* TASK DESCRIPTION *
Carry none of the pictures over; set down the material below exactly.

* RAW DATA *
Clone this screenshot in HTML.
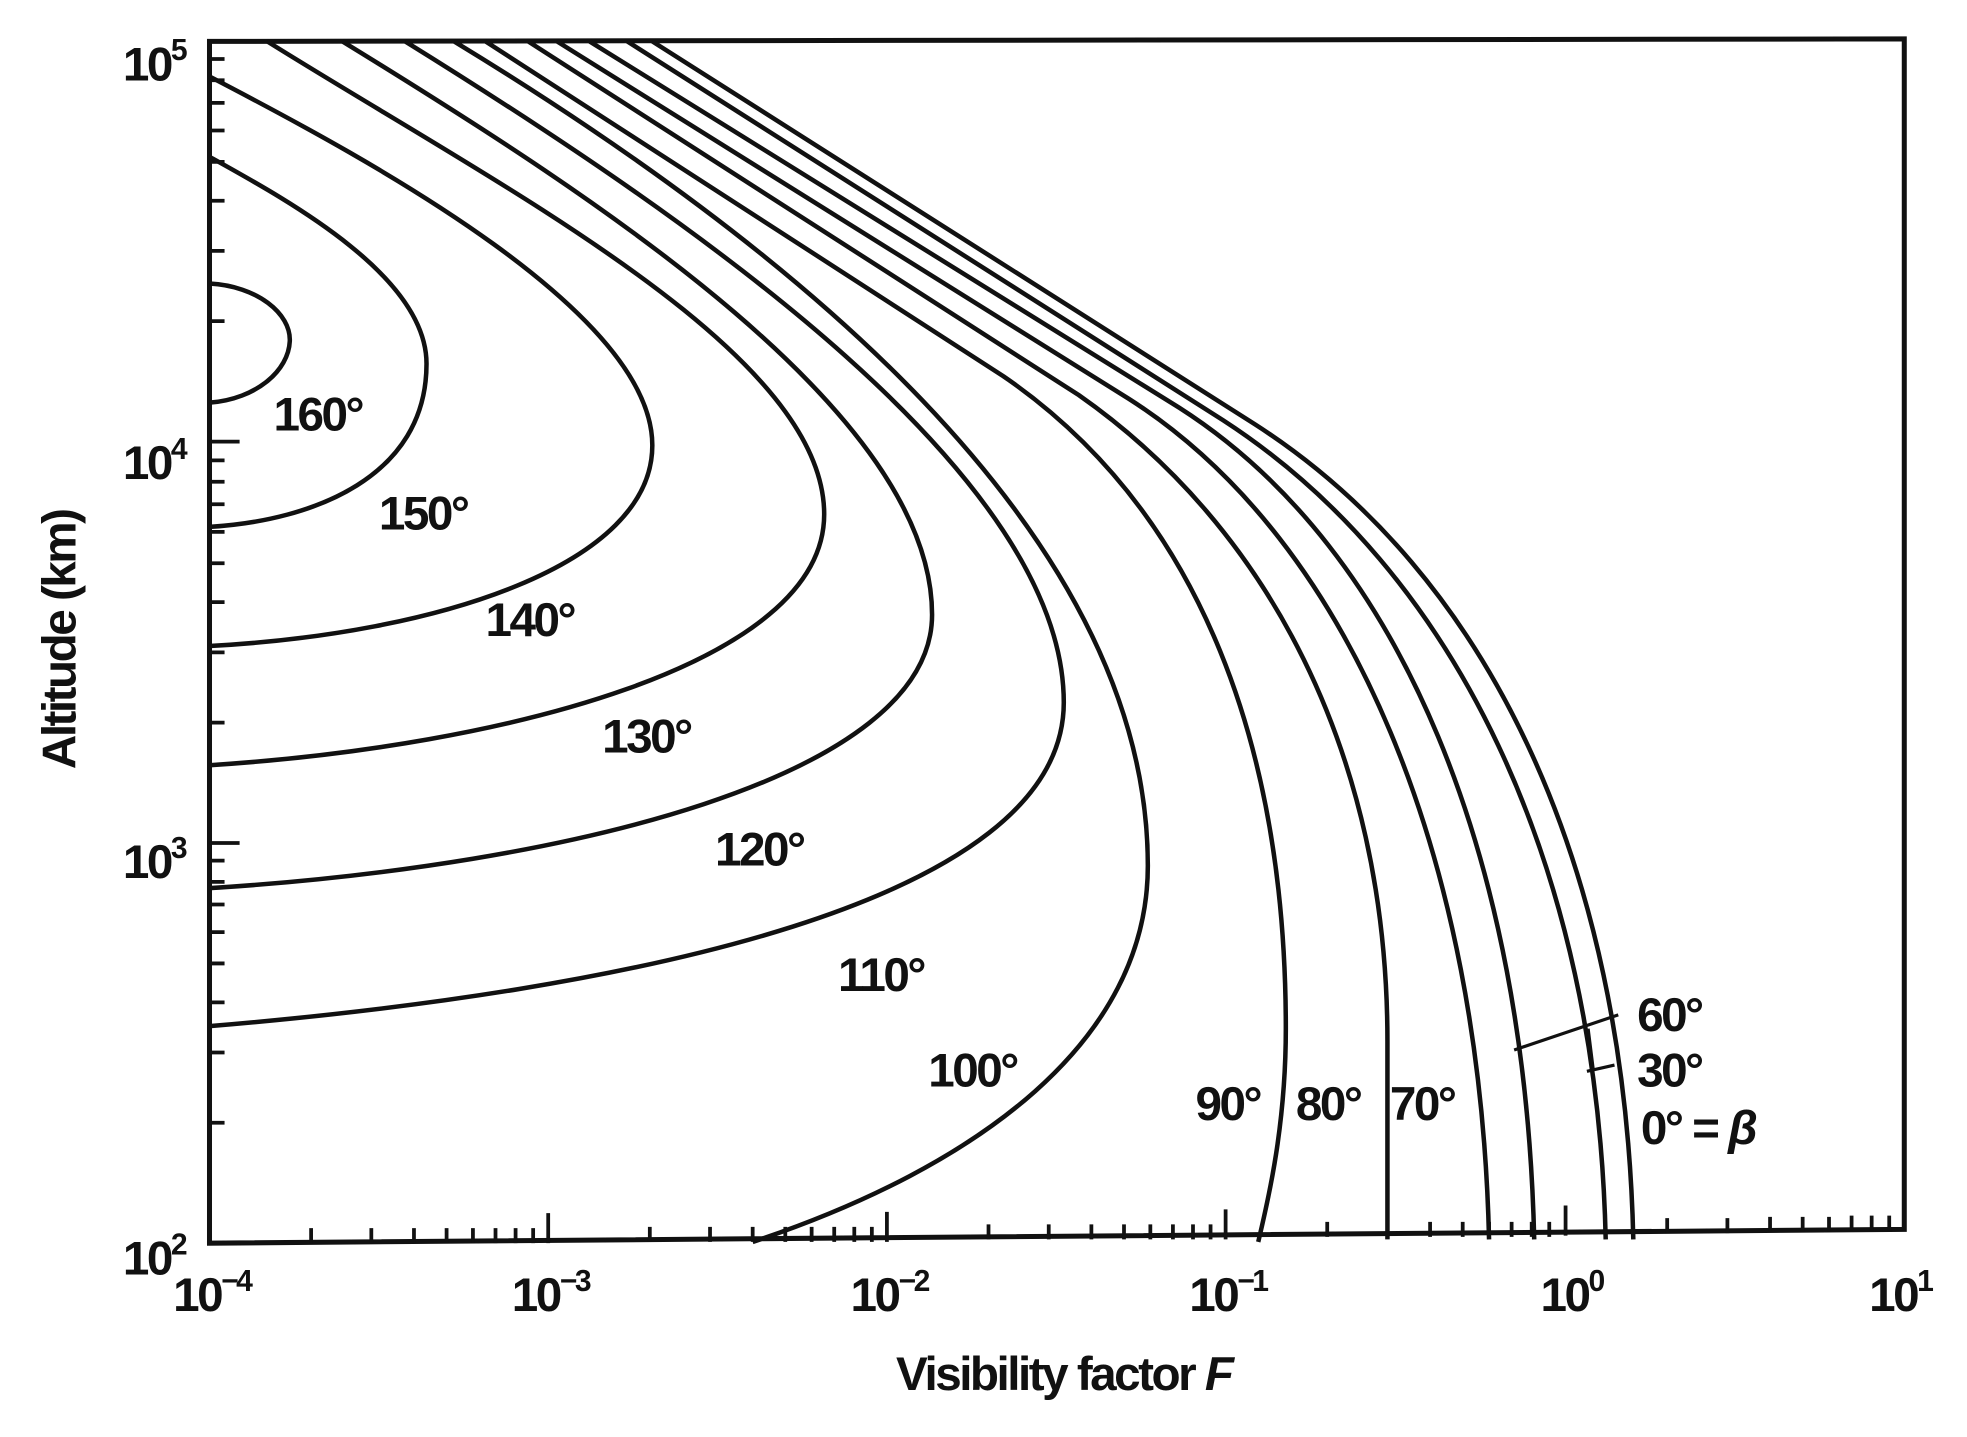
<!DOCTYPE html>
<html><head><meta charset="utf-8"><style>
html,body{margin:0;padding:0;background:#fff;}
svg{display:block;}
text{font-family:"Liberation Sans",sans-serif;fill:#111;}
</style></head><body>
<svg width="1967" height="1437" viewBox="0 0 1568 1145.5" preserveAspectRatio="none" xmlns="http://www.w3.org/2000/svg">
<rect x="0" y="0" width="1568" height="1146" fill="#fff"/>
<g fill="none" stroke="#111" stroke-width="4">
<path d="M167,33 L1518,31 L1518,980 L167,991 Z"/>
</g>
<g fill="none" stroke="#111" stroke-width="3">
<path d="M248,991v-12M296,991v-12M330,991v-12M356,991v-12M377,991v-12M395,991v-12M411,991v-12M425,991v-12M437,991v-24
M518,990v-12M566,990v-12M600,990v-12M626,990v-12M647,990v-12M665,990v-12M681,990v-12M695,990v-12M707,990v-24
M788,988v-12M836,988v-12M870,988v-12M896,988v-12M917,988v-12M935,988v-12M951,988v-12M965,988v-12M977,988v-24
M1058,986v-12M1106,986v-12M1140,986v-12M1166,986v-12M1187,986v-12M1205,986v-12M1221,986v-12M1235,986v-12M1248,985v-24
M1329,983v-12M1377,983v-12M1411,982v-12M1437,982v-12M1458,982v-12M1476,981v-12M1492,981v-12M1506,981v-12"/>
<path d="M167,895h12M167,839h12M167,799h12M167,768h12M167,743h12M167,721h12M167,703h12M167,686h12M167,672h24
M167,576h12M167,520h12M167,480h12M167,449h12M167,424h12M167,402h12M167,384h12M167,367h12M167,352h24
M167,256h12M167,200h12M167,160h12M167,129h12M167,104h12M167,82h12M167,64h12M167,47h12"/>
</g>
<g fill="none" stroke="#111" stroke-width="3.6">
<path d="M167,226 C205,228 232,250 231,272 C230,295 205,318 167,321"/>
<path d="M167,125 C230,160 340,220 340,290 C340,380 250,415 167,420"/>
<path d="M167,61 C300,130 520,250 520,355 C520,450 350,505 167,515"/>
<path d="M213,33 C400,150 657,280 657,410 C657,530 400,595 167,610"/>
<path d="M273,33 C480,160 743,330 743,490 C743,620 450,690 167,708"/>
<path d="M323,33 C560,180 848,380 848,560 C848,720 500,790 167,818"/>
<path d="M362,33 C620,190 915,420 915,690 C915,830 780,930 600,990"/>
<path d="M387,33 L800,300 C960,410 1025,600 1025,820 C1025,900 1010,960 1003,990"/>
<path d="M421,33 L860,315 C1010,420 1106,600 1106,830 L1106,988"/>
<path d="M444,33 L900,318 C1080,433 1180,688 1187,988"/>
<path d="M470,33 L940,325 C1120,440 1216,688 1223,988"/>
<path d="M500,33 L975,335 C1160,455 1273,688 1280,988"/>
<path d="M520,33 L1000,338 C1187,458 1295,688 1302,988"/>
<path d="M1290,809 L1207,837 M1287,849 L1265,854 M1266,820 L1270,852" stroke-width="2.5"/>
</g>
<g font-size="38" font-weight="bold" letter-spacing="-2">
<text x="218" y="343">160°</text>
<text x="302" y="422">150°</text>
<text x="387" y="507">140°</text>
<text x="480" y="600">130°</text>
<text x="570" y="690">120°</text>
<text x="668" y="790">110°</text>
<text x="740" y="866">100°</text>
<text x="953" y="893">90°</text>
<text x="1033" y="893">80°</text>
<text x="1108" y="893">70°</text>
<text x="1305" y="822">60°</text>
<text x="1305" y="866">30°</text>
<text x="1308" y="912">0° = <tspan font-style="italic">β</tspan></text>
</g>
<g font-size="38" font-weight="bold" letter-spacing="-2">
<text x="98" y="64">10<tspan font-size="24" dy="-16">5</tspan></text>
<text x="98" y="382">10<tspan font-size="24" dy="-16">4</tspan></text>
<text x="98" y="700">10<tspan font-size="24" dy="-16">3</tspan></text>
<text x="98" y="1016">10<tspan font-size="24" dy="-16">2</tspan></text>
<text x="138" y="1045">10<tspan font-size="24" dy="-16">−4</tspan></text>
<text x="408" y="1045">10<tspan font-size="24" dy="-16">−3</tspan></text>
<text x="678" y="1045">10<tspan font-size="24" dy="-16">−2</tspan></text>
<text x="948" y="1045">10<tspan font-size="24" dy="-16">−1</tspan></text>
<text x="1228" y="1045">10<tspan font-size="24" dy="-16">0</tspan></text>
<text x="1490" y="1045">10<tspan font-size="24" dy="-16">1</tspan></text>
<text x="848" y="1108" text-anchor="middle">Visibility factor <tspan font-style="italic">F</tspan></text>
<text x="0" y="0" text-anchor="middle" transform="translate(60,510) rotate(-90)">Altitude (km)</text>
</g>
</svg>
</body></html>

* TASK RESULT *
Clone this screenshot in HTML.
<!DOCTYPE html>
<html><head><meta charset="utf-8"><style>
html,body{margin:0;padding:0;background:#fff;}
svg{display:block;}
text{font-family:"Liberation Sans",sans-serif;fill:#111;}
</style></head><body>
<svg width="1967" height="1437" viewBox="0 0 1568 1145.5" preserveAspectRatio="none" xmlns="http://www.w3.org/2000/svg">
<rect x="0" y="0" width="1568" height="1146" fill="#fff"/>
<g fill="none" stroke="#111" stroke-width="4">
<path d="M167,33 L1518,31 L1518,980 L167,991 Z"/>
</g>
<g fill="none" stroke="#111" stroke-width="3">
<path d="M248,991v-12M296,991v-12M330,991v-12M356,991v-12M377,991v-12M395,991v-12M411,991v-12M425,991v-12M437,991v-24
M518,990v-12M566,990v-12M600,990v-12M626,990v-12M647,990v-12M665,990v-12M681,990v-12M695,990v-12M707,990v-24
M788,988v-12M836,988v-12M870,988v-12M896,988v-12M917,988v-12M935,988v-12M951,988v-12M965,988v-12M977,988v-24
M1058,986v-12M1106,986v-12M1140,986v-12M1166,986v-12M1187,986v-12M1205,986v-12M1221,986v-12M1235,986v-12M1248,985v-24
M1329,983v-12M1377,983v-12M1411,982v-12M1437,982v-12M1458,982v-12M1476,981v-12M1492,981v-12M1506,981v-12"/>
<path d="M167,895h12M167,839h12M167,799h12M167,768h12M167,743h12M167,721h12M167,703h12M167,686h12M167,672h24
M167,576h12M167,520h12M167,480h12M167,449h12M167,424h12M167,402h12M167,384h12M167,367h12M167,352h24
M167,256h12M167,200h12M167,160h12M167,129h12M167,104h12M167,82h12M167,64h12M167,47h12"/>
</g>
<g fill="none" stroke="#111" stroke-width="3.6">
<path d="M167,226 C205,228 232,250 231,272 C230,295 205,318 167,321"/>
<path d="M167,125 C230,160 340,220 340,290 C340,380 250,415 167,420"/>
<path d="M167,61 C300,130 520,250 520,355 C520,450 350,505 167,515"/>
<path d="M213,33 C400,150 657,280 657,410 C657,530 400,595 167,610"/>
<path d="M273,33 C480,160 743,330 743,490 C743,620 450,690 167,708"/>
<path d="M323,33 C560,180 848,380 848,560 C848,720 500,790 167,818"/>
<path d="M362,33 C620,190 915,420 915,690 C915,830 780,930 600,990"/>
<path d="M387,33 L800,300 C960,410 1025,600 1025,820 C1025,900 1010,960 1003,990"/>
<path d="M421,33 L860,315 C1010,420 1106,600 1106,830 L1106,988"/>
<path d="M444,33 L900,318 C1080,433 1180,688 1187,988"/>
<path d="M470,33 L940,325 C1120,440 1216,688 1223,988"/>
<path d="M500,33 L975,335 C1160,455 1273,688 1280,988"/>
<path d="M520,33 L1000,338 C1187,458 1295,688 1302,988"/>
<path d="M1290,809 L1207,837 M1287,849 L1265,854 M1266,820 L1270,852" stroke-width="2.5"/>
</g>
<g font-size="38" font-weight="bold" letter-spacing="-2">
<text x="218" y="343">160°</text>
<text x="302" y="422">150°</text>
<text x="387" y="507">140°</text>
<text x="480" y="600">130°</text>
<text x="570" y="690">120°</text>
<text x="668" y="790">110°</text>
<text x="740" y="866">100°</text>
<text x="953" y="893">90°</text>
<text x="1033" y="893">80°</text>
<text x="1108" y="893">70°</text>
<text x="1305" y="822">60°</text>
<text x="1305" y="866">30°</text>
<text x="1308" y="912">0° = <tspan font-style="italic">β</tspan></text>
</g>
<g font-size="38" font-weight="bold" letter-spacing="-2">
<text x="98" y="64">10<tspan font-size="24" dy="-16">5</tspan></text>
<text x="98" y="382">10<tspan font-size="24" dy="-16">4</tspan></text>
<text x="98" y="700">10<tspan font-size="24" dy="-16">3</tspan></text>
<text x="98" y="1016">10<tspan font-size="24" dy="-16">2</tspan></text>
<text x="138" y="1045">10<tspan font-size="24" dy="-16">−4</tspan></text>
<text x="408" y="1045">10<tspan font-size="24" dy="-16">−3</tspan></text>
<text x="678" y="1045">10<tspan font-size="24" dy="-16">−2</tspan></text>
<text x="948" y="1045">10<tspan font-size="24" dy="-16">−1</tspan></text>
<text x="1228" y="1045">10<tspan font-size="24" dy="-16">0</tspan></text>
<text x="1490" y="1045">10<tspan font-size="24" dy="-16">1</tspan></text>
<text x="848" y="1108" text-anchor="middle">Visibility factor <tspan font-style="italic">F</tspan></text>
<text x="0" y="0" text-anchor="middle" transform="translate(60,510) rotate(-90)">Altitude (km)</text>
</g>
</svg>
</body></html>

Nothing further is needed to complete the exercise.